Walter Owen Bentley (1888/1971)

Aujourd'hui propriété de Volkswagen, Bentley fait partie de ces marques qui représentent le luxe anglais. A son origine, un homme, Walter Owen Bentley, qui se fit d'abord connaître comme pilote de moto.
Bentley débuta sa carrière comme ingénieur à la Great Northern Railway mais très vite, la compétition le passionna beaucoup plus que les locomotives. Pilote moto d'abord, puis d'automobiles, Walter Owen se taille une belle réputation qui le mène à passer, avec son frère, dans le commerce d'automobiles. Distributeur pour diverses marques, dont la française DFP, il oriente ses activité vers la construction de moteurs d'avions dès le début de la Première Guerre. Grâce à l'argent gagné dans cette branche, Bentley se lance en 1919 dans l'automobile. Il lance l'étude de sa première mécanique, avec beaucoup d'à-propos, mais sans réels moyens financiers. Walter Owen Bentley, s'il n'a pas de grande usine ni de compte en banque bien fourni, ne manque pas d'idées. Et la première qu'il met en oeuvre, c'est de faire courir ses voitures. Pour ce faire, il va s'adresser à ses clients, généralement jeunes et fortunés, qui ont tout de suite vu le potentiel des automobiles de Bentley, puissantes et bien faites. Ainsi, W. O. Bentley bénéficiera des retombées médiatiques de ses succès, sans avoir à engager beaucoup d'argent.
C'est en 1924 que Bentley présente sa première automobile, la Bentley 3 litres. Mais elle a été dévoilée à la fin de l'année précédente et à immédiatement fait l'objet d'un article dans la presse. L'Angleterre peut voir ces premières voitures de compétition en courses de côtes et en Speed-trails, mais Bentley considère ces compétition moins comme une finalité que comme des séances de mise au point. Pour preuve, une voiture est expédiée à Indianapolis en 1922. Conduite par Douglas Hawkes, elle y fait bonne figure, mais l'expédition américaine a coûté cher. Au Tourist Trophy, trois Bentley participent, dont une pilotée par le patron, et sont récompensées par la performance d'équipe.

Compétition

L'engagement en compétition coûte donc cher à la marque, dont l'actionnaire principal est le pilote Woolf Barnato, et va engloutir des sommes importantes dans ce secteur, délaissant la production de voitures, elles aussi très coûteuses. La firme ne s'en remettra pas. En 1931, elle sera reprise par Rolls-Royce. En attendant, la marque a un grand rendez-vous, les 24 Heures du Mans. C'est dans cette épreuve que la marque bâtira sa réputation.

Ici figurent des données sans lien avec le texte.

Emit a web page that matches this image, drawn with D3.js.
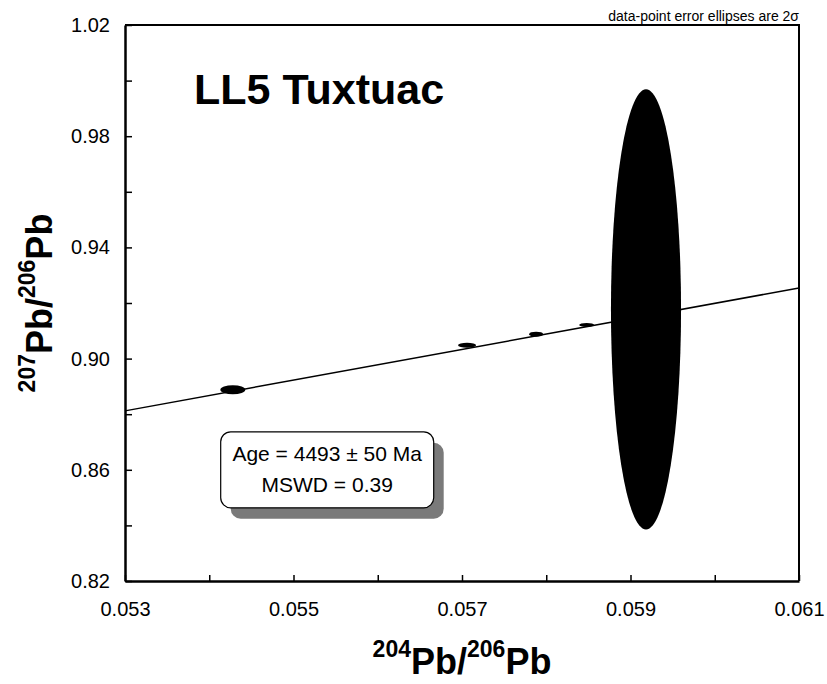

Au centre, Walter Owen Bentley.
Speed Model 3 Litres
Avec son air pataud, qui aurait cru que la grosse Bentley puisse rivaliser avec l'élite internationale, et s'adjuger des victoires un peu partout dans le monde ? Bentley remporta à cinq reprises les 24 Heures du Mans avec des voitures de différentes cylindrées, mais les deux premières victoires sont à mettre au crédit des 3 litres. Ces voitures prirent la première place au Mans en 1924 et 1927, et insufflèrent à la marque frappée d'un B majuscule l'élan pour ses autres victoires avec des moteurs plus importants.
La première fois que Bentley vient au Mans, c'est en 1923. Il aligne des voitures dotées de moteurs de 3 litres, menaçant directement les favoris représentés par Bignan, Lorraine, Ariès et Chenard & Walcker. Ces derniers ont raison de s'inquiéter. Dès le début de l'épreuve, les Bentley sont redoutables. Une seule petite pierre, perçant le réservoir, causera la perte de la Bentley de John Duff, qui devra se contenter de la 4e place.
En 1924, Duff et Clément domineront l'épreuve, une revanche qui renforce les craintes des constructeurs français. John Duff remporte l'épreuve à plus de 86 km/h de moyenne. Première marque étrangère à venir participer aux 24 Heures du Mans, Bentley est également la première marque étrangère à remporter l'épreuve.

La Bentley 3 litres de Duff et Clément de 1924
4 1/2 Litres
En 1925 et 1926, les Bentley abandonnent au mans. Malgré ces deux années sans succès, Bentley ne laisse pas tomber l'épreuve et revient en force en 1927. Cette année-là, et pour la seconde fois, Bentley remporte l'épreuve. Benjafield et Davis permettent à la marque de renouer avec la victoire. La Bentley 3 litres du Dr John Dudley Benjafield et S.C.H. "Sammy" Davis franchit la ligne d'arrivée en tête. Ils ont couvert en 24 heures 2.369 km, à la moyenne de 98,740 km/h. Les deux autres Bentley ne terminent pas l'épreuve, la Super Sport 4 1/2 litres de Franck Clément et Leslie Callingham, et la 3 Litres du Baron André d'Erlanger et Georges Duller s'arrêtèrent suite à un accident après seulement 34 et 35 tours.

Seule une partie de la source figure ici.